Search the entries for the word "this" and pull out each line that has it.

### Given entries
[Begin]

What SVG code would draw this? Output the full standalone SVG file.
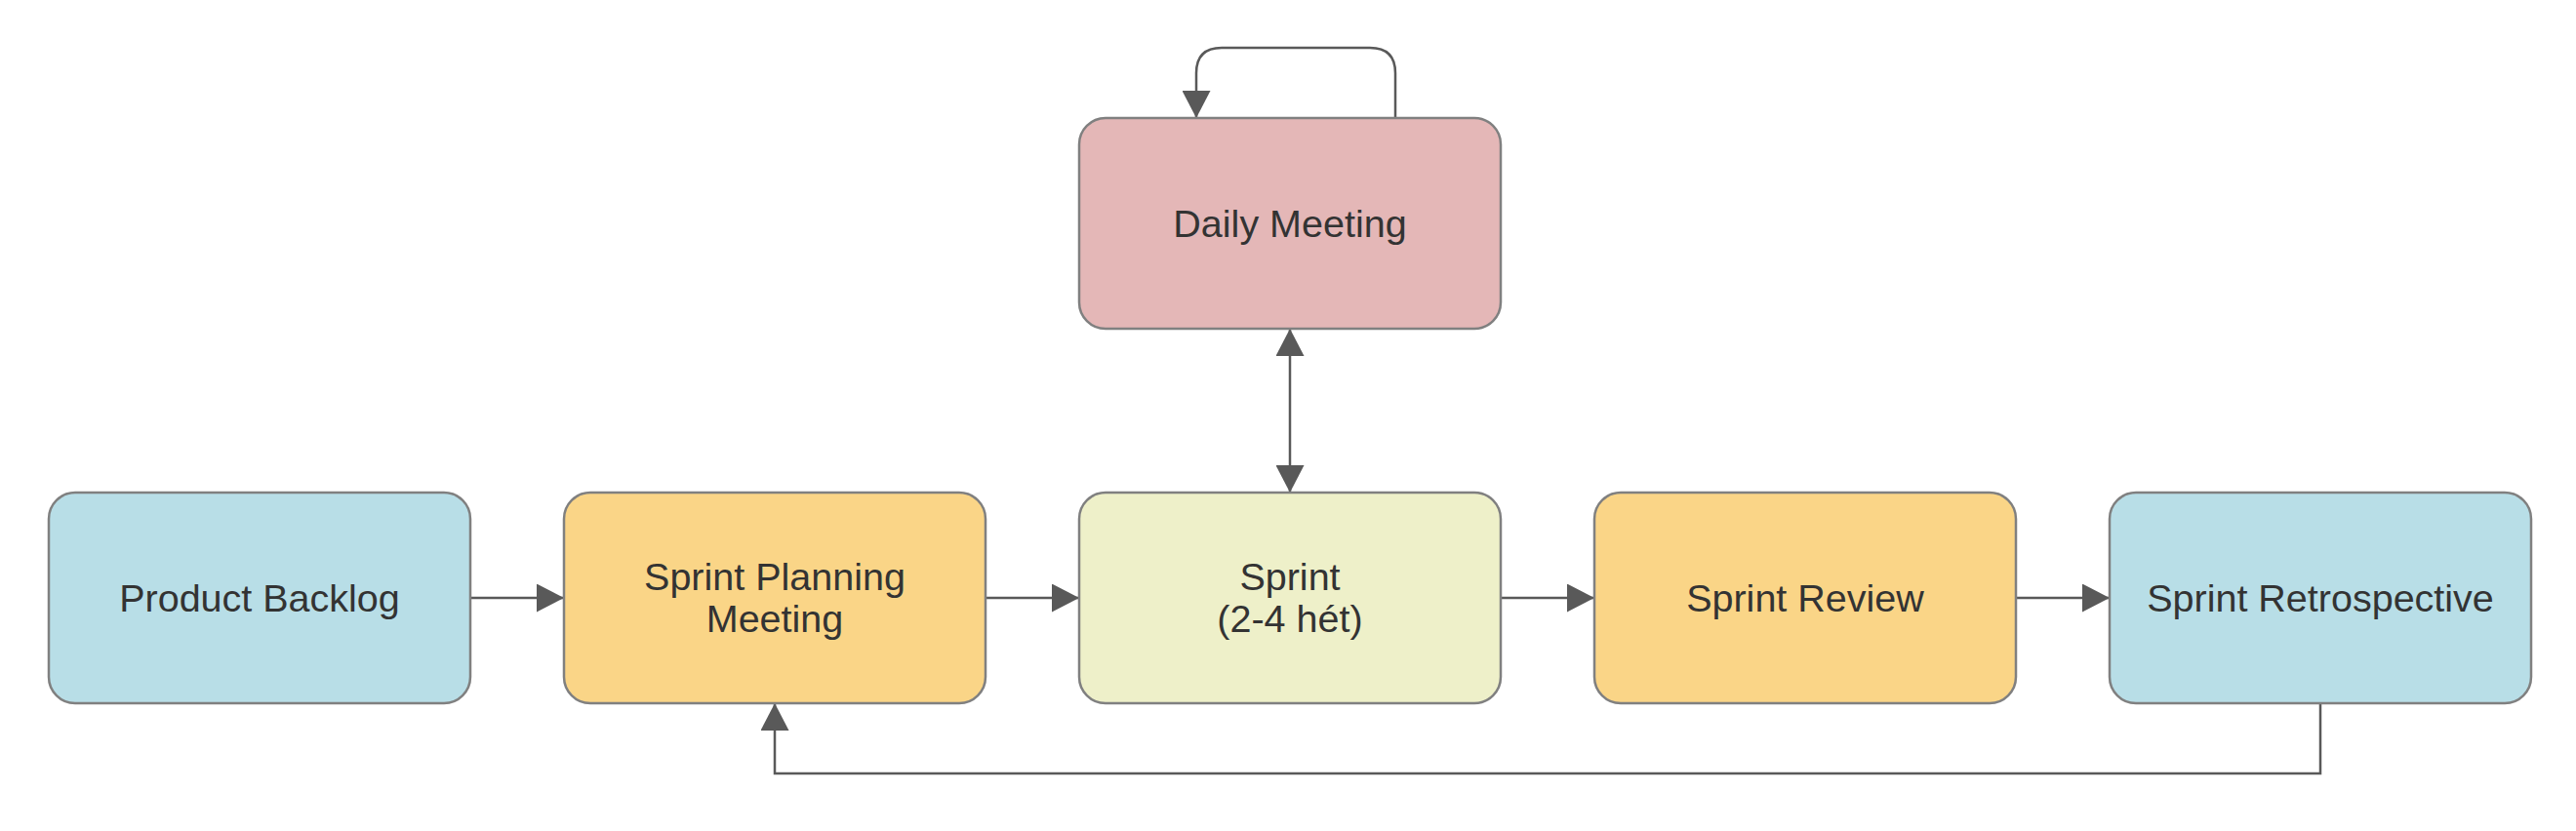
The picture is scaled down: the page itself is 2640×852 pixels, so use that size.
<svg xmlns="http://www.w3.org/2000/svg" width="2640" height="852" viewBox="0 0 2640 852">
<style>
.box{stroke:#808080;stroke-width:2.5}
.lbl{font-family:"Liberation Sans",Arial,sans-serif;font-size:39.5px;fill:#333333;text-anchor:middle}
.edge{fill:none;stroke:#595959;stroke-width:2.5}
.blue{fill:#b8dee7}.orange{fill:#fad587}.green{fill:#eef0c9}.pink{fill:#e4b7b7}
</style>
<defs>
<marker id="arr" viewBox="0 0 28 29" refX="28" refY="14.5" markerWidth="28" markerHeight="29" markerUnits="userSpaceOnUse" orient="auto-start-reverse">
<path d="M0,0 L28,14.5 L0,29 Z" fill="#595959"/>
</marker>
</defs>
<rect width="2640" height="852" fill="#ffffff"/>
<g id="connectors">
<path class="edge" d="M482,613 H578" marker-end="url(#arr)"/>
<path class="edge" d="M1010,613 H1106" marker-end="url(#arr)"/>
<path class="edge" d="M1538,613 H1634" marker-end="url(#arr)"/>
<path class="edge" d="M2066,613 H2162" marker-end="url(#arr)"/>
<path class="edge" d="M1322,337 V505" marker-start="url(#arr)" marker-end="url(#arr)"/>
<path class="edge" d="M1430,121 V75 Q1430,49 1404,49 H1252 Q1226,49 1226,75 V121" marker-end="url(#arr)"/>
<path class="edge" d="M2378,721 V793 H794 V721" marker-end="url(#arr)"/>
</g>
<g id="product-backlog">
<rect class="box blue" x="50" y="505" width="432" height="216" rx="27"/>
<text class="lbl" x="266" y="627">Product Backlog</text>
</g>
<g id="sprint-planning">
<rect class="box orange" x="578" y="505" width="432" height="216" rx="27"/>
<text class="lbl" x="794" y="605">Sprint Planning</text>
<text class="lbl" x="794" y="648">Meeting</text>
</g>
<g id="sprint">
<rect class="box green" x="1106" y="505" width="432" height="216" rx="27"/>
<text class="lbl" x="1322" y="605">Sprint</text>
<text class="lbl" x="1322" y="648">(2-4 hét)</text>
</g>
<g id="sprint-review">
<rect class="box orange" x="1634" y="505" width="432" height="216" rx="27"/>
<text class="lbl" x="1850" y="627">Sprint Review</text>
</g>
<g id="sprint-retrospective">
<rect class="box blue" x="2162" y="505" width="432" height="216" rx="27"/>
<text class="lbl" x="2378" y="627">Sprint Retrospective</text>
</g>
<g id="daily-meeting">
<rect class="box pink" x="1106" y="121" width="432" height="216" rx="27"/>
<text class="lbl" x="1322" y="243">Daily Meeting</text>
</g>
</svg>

[End]
[Begin]

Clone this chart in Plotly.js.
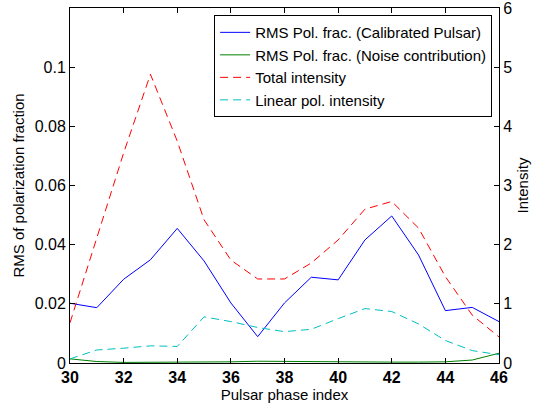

[End]

### Result below
What SVG code would draw this? Output the full standalone SVG file.
Clone this chart in Plotly.js.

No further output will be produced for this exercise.